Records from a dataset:
━━━━━━━━━━━━━━━━━━━━
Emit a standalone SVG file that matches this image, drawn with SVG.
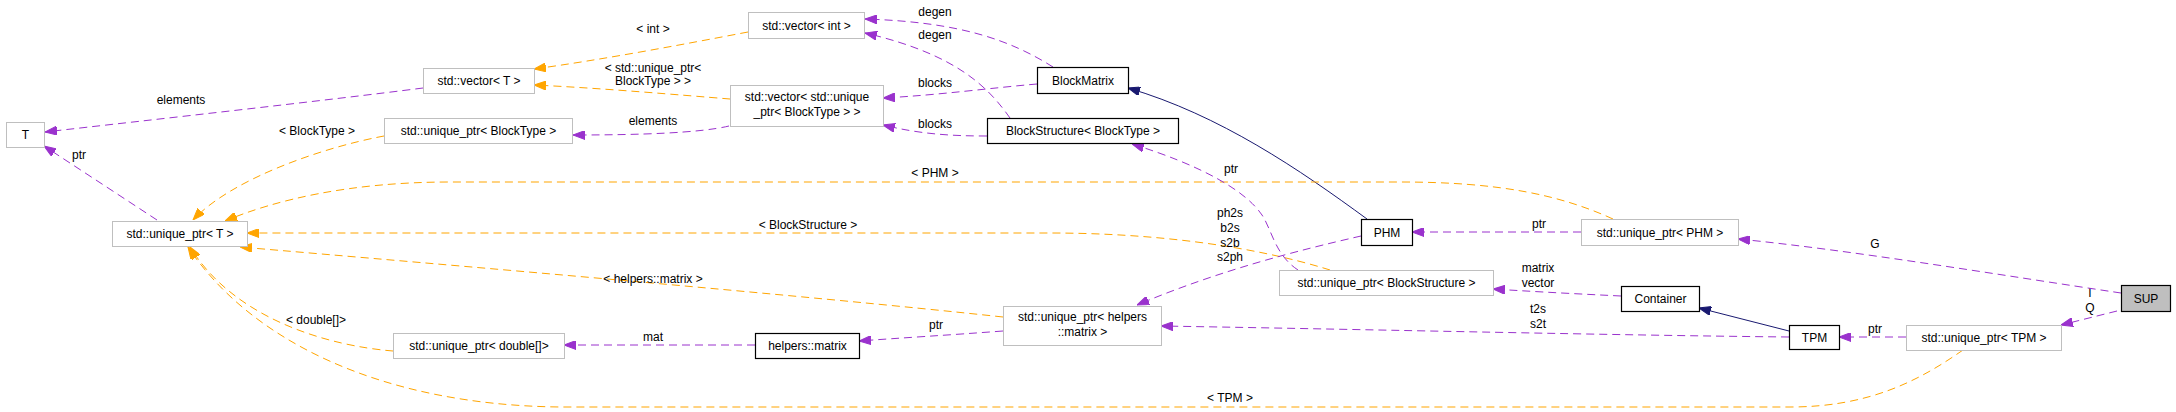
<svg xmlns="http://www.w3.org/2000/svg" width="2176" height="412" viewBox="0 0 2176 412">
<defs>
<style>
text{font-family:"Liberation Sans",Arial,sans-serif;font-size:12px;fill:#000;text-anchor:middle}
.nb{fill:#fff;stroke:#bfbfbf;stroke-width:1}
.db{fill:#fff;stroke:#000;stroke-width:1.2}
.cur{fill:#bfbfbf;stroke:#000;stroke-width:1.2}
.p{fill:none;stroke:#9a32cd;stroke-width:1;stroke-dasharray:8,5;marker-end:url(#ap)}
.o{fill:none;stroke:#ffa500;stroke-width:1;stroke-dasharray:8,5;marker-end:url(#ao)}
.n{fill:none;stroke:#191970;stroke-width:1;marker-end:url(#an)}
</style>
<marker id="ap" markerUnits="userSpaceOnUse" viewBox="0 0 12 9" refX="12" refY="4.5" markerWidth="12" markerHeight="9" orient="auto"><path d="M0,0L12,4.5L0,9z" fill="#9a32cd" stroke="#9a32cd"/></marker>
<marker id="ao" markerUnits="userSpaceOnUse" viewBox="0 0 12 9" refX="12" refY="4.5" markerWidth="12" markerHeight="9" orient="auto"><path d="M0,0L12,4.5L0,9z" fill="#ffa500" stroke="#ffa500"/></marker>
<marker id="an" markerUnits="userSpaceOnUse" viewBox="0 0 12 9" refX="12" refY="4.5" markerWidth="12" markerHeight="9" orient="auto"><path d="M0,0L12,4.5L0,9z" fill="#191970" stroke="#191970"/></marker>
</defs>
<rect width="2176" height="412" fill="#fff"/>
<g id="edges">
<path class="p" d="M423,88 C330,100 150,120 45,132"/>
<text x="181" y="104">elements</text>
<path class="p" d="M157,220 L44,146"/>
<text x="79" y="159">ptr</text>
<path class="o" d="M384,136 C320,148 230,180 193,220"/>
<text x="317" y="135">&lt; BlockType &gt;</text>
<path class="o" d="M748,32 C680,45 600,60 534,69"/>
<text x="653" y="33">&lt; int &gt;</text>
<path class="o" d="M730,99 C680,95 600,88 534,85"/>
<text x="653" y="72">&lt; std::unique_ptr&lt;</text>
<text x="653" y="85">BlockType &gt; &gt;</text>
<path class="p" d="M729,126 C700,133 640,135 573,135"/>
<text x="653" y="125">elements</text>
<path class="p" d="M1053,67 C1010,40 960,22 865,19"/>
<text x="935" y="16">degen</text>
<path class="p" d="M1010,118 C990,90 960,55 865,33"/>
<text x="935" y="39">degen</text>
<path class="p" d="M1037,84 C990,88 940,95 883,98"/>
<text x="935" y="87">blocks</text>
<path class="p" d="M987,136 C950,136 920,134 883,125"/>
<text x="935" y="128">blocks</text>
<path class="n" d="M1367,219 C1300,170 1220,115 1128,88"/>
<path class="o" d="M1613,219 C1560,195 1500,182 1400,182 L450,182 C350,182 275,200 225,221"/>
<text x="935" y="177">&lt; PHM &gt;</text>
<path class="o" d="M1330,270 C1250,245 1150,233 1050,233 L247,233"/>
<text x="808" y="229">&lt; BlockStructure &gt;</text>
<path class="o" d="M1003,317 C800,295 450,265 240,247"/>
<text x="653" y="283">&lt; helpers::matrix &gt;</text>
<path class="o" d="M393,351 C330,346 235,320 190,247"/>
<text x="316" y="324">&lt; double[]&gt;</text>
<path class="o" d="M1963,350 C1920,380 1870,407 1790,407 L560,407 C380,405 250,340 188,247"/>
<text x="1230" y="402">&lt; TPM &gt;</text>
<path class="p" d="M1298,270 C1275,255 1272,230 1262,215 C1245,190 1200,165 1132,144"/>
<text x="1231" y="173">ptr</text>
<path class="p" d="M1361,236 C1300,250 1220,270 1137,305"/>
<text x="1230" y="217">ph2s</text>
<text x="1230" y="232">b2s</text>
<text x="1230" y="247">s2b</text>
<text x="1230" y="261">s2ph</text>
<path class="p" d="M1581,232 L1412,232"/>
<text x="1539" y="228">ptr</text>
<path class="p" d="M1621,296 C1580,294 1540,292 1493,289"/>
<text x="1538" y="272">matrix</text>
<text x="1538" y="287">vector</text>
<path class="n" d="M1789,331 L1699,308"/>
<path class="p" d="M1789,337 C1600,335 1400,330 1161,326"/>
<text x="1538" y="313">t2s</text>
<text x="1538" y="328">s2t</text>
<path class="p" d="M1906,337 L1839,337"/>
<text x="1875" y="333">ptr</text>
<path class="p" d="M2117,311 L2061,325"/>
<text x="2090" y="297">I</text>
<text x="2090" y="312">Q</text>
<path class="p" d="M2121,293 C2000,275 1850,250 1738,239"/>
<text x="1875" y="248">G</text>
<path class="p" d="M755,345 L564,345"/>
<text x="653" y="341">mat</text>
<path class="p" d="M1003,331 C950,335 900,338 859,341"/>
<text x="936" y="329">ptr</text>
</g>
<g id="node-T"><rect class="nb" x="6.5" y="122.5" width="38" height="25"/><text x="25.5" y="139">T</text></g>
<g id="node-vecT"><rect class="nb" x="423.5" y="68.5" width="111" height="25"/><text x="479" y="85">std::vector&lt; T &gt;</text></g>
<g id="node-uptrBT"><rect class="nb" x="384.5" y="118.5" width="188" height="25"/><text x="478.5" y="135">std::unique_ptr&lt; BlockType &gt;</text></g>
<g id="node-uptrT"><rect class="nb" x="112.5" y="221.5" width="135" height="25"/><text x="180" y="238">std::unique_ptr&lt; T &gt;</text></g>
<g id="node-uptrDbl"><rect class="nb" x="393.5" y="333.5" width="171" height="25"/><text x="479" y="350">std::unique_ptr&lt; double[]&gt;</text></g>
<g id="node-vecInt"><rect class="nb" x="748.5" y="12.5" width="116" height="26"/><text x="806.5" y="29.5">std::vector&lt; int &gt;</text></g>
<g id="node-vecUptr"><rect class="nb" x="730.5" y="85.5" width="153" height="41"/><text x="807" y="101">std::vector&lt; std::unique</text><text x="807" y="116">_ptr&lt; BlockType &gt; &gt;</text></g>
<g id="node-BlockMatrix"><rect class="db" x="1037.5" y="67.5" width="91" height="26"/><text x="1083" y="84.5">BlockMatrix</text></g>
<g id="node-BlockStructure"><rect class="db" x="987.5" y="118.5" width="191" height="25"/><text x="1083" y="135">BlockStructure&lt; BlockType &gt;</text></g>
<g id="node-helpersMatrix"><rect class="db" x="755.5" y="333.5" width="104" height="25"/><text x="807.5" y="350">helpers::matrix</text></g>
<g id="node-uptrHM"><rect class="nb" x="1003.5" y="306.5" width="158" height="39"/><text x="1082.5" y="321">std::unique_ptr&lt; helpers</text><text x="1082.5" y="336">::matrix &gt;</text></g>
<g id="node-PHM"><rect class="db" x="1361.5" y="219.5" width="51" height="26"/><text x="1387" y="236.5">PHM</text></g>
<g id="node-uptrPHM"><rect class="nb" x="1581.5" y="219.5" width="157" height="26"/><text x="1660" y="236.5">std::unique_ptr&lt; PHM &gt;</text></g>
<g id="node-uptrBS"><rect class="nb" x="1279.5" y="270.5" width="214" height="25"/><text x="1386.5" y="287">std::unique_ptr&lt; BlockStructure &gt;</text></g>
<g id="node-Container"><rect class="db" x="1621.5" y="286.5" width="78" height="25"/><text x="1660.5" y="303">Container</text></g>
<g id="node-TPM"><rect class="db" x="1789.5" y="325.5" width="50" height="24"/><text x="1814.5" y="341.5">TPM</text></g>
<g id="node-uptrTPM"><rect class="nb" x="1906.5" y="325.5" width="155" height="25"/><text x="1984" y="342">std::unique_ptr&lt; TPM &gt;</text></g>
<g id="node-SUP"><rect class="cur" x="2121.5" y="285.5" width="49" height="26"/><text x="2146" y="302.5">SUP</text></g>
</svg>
━━━━━━━━━━━━━━━━━━━━
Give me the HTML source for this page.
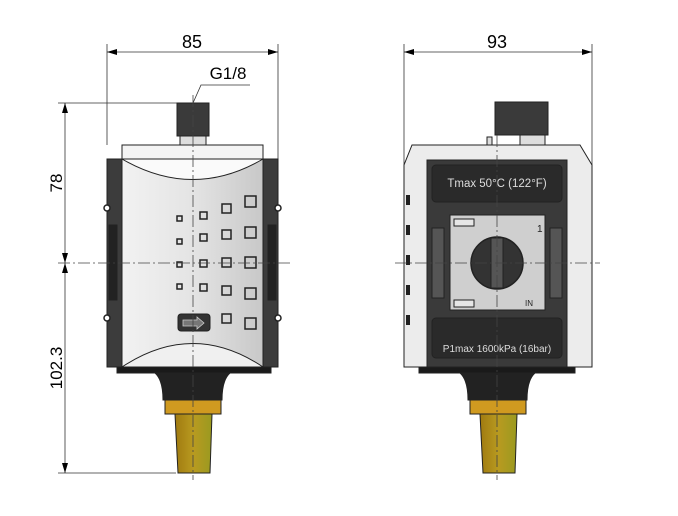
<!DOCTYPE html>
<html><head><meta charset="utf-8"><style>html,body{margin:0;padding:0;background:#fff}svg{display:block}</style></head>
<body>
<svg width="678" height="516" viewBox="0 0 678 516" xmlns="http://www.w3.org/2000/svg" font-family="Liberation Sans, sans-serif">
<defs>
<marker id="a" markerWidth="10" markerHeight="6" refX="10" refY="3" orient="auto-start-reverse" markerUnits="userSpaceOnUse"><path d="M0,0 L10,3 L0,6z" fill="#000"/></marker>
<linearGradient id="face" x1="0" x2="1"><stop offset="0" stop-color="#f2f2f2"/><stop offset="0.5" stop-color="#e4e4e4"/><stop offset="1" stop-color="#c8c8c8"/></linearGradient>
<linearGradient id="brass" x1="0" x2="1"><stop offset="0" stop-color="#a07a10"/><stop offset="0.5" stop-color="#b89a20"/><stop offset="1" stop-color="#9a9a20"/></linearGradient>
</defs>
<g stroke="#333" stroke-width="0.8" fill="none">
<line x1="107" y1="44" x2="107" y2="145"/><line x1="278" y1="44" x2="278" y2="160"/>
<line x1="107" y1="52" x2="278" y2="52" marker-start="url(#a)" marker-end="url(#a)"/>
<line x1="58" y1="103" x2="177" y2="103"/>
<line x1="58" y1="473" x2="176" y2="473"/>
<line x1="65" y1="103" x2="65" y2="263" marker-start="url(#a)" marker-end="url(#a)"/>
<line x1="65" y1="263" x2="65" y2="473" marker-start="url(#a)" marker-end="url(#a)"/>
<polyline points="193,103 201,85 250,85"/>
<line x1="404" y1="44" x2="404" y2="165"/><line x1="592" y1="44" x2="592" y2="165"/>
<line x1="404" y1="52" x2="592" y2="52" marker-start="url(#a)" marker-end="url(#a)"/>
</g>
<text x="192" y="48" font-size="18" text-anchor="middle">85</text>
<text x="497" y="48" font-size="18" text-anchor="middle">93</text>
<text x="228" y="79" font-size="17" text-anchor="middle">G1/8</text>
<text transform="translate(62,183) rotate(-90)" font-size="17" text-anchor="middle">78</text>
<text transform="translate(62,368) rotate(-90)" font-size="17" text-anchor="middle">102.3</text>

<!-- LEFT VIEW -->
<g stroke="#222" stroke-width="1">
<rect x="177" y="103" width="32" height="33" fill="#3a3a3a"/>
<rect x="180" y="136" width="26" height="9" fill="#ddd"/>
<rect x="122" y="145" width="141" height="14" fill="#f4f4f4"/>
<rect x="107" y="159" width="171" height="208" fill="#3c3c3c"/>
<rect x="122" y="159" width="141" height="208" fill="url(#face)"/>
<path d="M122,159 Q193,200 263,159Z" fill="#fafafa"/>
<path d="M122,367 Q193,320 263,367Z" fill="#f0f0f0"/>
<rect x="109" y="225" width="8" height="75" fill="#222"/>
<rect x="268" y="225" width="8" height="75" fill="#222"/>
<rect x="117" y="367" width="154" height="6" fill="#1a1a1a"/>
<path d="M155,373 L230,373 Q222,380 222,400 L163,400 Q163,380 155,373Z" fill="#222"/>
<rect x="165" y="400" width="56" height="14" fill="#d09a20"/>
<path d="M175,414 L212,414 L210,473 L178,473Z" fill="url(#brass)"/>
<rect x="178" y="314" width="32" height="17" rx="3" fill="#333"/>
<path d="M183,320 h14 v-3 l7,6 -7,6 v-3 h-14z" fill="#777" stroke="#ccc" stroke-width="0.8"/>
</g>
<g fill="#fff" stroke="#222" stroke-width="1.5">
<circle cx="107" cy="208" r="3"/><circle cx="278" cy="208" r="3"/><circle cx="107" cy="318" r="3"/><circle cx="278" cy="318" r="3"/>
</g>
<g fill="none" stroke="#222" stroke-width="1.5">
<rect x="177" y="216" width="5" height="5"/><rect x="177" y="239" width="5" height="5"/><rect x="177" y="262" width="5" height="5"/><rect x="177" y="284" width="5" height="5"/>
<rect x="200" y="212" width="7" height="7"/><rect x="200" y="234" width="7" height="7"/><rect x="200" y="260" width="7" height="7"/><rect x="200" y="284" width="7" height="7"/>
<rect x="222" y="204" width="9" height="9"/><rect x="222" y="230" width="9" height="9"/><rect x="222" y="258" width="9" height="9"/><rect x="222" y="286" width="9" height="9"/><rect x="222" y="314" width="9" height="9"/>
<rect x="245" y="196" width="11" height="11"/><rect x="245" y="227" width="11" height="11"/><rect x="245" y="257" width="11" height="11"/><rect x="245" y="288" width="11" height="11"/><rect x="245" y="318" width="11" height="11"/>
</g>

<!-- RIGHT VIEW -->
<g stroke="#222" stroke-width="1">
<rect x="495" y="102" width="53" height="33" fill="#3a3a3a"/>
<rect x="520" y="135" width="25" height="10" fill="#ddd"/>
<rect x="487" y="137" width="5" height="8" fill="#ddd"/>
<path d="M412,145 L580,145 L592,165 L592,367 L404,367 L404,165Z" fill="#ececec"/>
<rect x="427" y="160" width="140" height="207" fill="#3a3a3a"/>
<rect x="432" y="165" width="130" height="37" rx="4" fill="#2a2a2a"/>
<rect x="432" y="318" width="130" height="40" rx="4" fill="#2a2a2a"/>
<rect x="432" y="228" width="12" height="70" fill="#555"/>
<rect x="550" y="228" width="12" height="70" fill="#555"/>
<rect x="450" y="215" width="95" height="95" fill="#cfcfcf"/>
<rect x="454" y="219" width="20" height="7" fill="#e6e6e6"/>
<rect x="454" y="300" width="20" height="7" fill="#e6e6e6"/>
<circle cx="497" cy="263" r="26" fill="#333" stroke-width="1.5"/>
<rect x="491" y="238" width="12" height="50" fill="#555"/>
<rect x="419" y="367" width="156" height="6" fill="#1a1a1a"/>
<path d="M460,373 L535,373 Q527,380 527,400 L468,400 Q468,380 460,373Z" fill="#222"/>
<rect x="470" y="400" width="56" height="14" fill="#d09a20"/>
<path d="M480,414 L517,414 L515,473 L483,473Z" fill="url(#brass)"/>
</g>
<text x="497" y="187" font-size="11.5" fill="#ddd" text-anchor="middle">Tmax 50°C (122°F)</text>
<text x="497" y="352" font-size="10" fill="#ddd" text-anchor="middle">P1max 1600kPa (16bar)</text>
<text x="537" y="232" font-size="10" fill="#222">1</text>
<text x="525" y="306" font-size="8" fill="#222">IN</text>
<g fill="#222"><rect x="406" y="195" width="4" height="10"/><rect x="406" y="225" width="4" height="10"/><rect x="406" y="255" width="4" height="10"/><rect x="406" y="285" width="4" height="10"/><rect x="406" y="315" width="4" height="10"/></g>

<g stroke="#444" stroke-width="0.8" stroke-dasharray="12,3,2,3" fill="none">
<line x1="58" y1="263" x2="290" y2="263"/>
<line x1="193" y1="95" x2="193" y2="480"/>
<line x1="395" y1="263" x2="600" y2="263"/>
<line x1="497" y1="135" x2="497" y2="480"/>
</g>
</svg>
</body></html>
━━━━━━━━━━━━━━━━━━━━
### WRITTEN EXERCISE
Using the material above, report each line where "this" occurs.

### RESULT
Emit a standalone SVG file that matches this image, drawn with SVG.
Give me the HTML source for this page.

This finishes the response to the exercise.